I believe in working with the person. Therefore, I often spend the first few months with a mentee teacher building our relationship and ensuring his/her wellbeing. I focus on letting them know that I am there to support them and not evaluate or assess them. “I am here for you and your wellbeing,” is the most critical message the coach needs to communicate to the teacher.

Swati: How do you coach teaching and learning?


My focus, throughout the coaching period, remains to be there for the teacher. Therefore, my initial classroom observations just focus on strengthening and celebrating the quality of the teacher. To some I might say, “You are struggling with this particular aspect but that’s okay. We will focus on it later. Let’s focus on your strengths and the positive in your class, for now.” Later, I begin to include areas of improvement for the mentee teacher and the focus of this conversation is to discuss the support systems that he/she needs in order to improve. It is most important that your feedback is based on what you saw and heard (body language) and not on any judgment or pre-conceived notions. For further simplicity, divide it as what was teacher action and what was student action.

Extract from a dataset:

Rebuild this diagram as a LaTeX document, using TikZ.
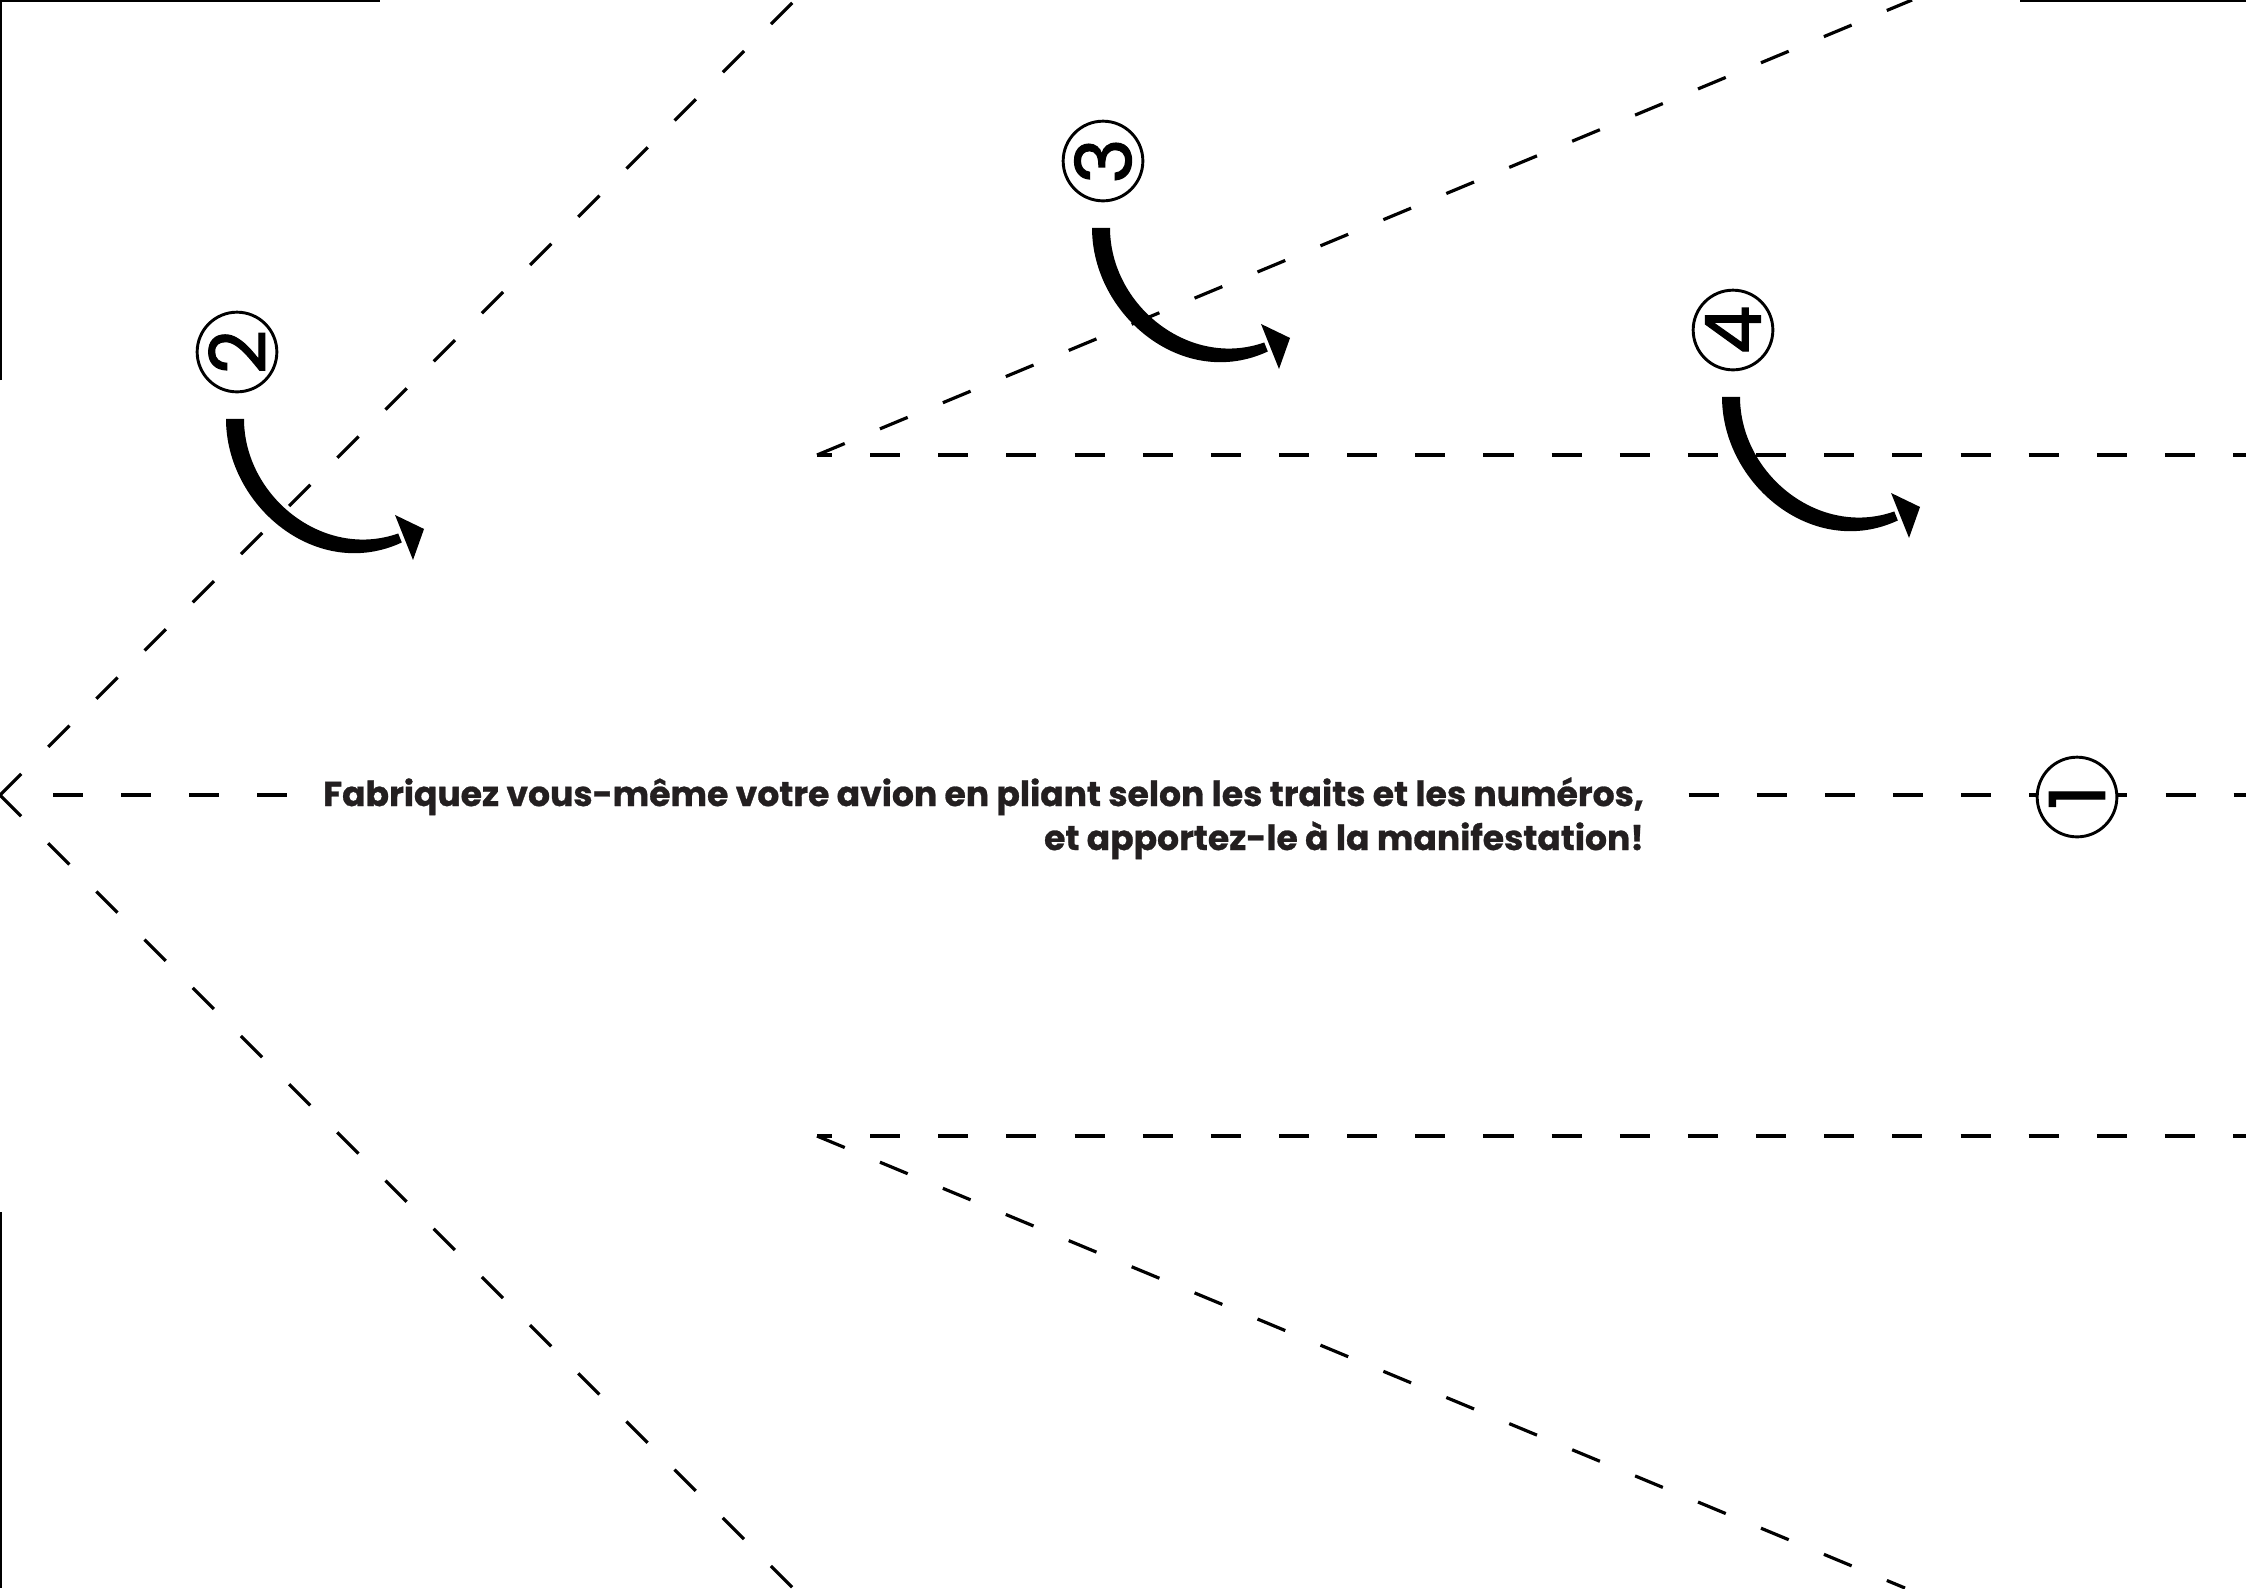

“How you give feedback is the essence of how will it be implemented.”

I help the mentee teacher find out and understand the root cause of existing problems, if any, to work towards the best interest of the children. Believing in potential of every child is the key to all the feedback and support systems. I role model the same in my mentee- mentor relationship.

I share strong relationships with my mentee teachers. I continue to maintain and strengthen my bond with them. As a coach, when I focus on understanding the background and struggles of the teacher, I gain their trust that I am here for them, always.

Swati: What are the most easy-to-implement strategies for improving teaching and learning?


Developing a clear action plan and support plan is the key to any improvement. This must be done together with the mentee teacher, involve all relevant stakeholders. I see whether he/she is struggling with the lesson plan. Lesson plans are the most tangible means, and indicate areas of improvement effectively. So lesson plans is another area, which I will work on as this significantly improves the teaching and learning.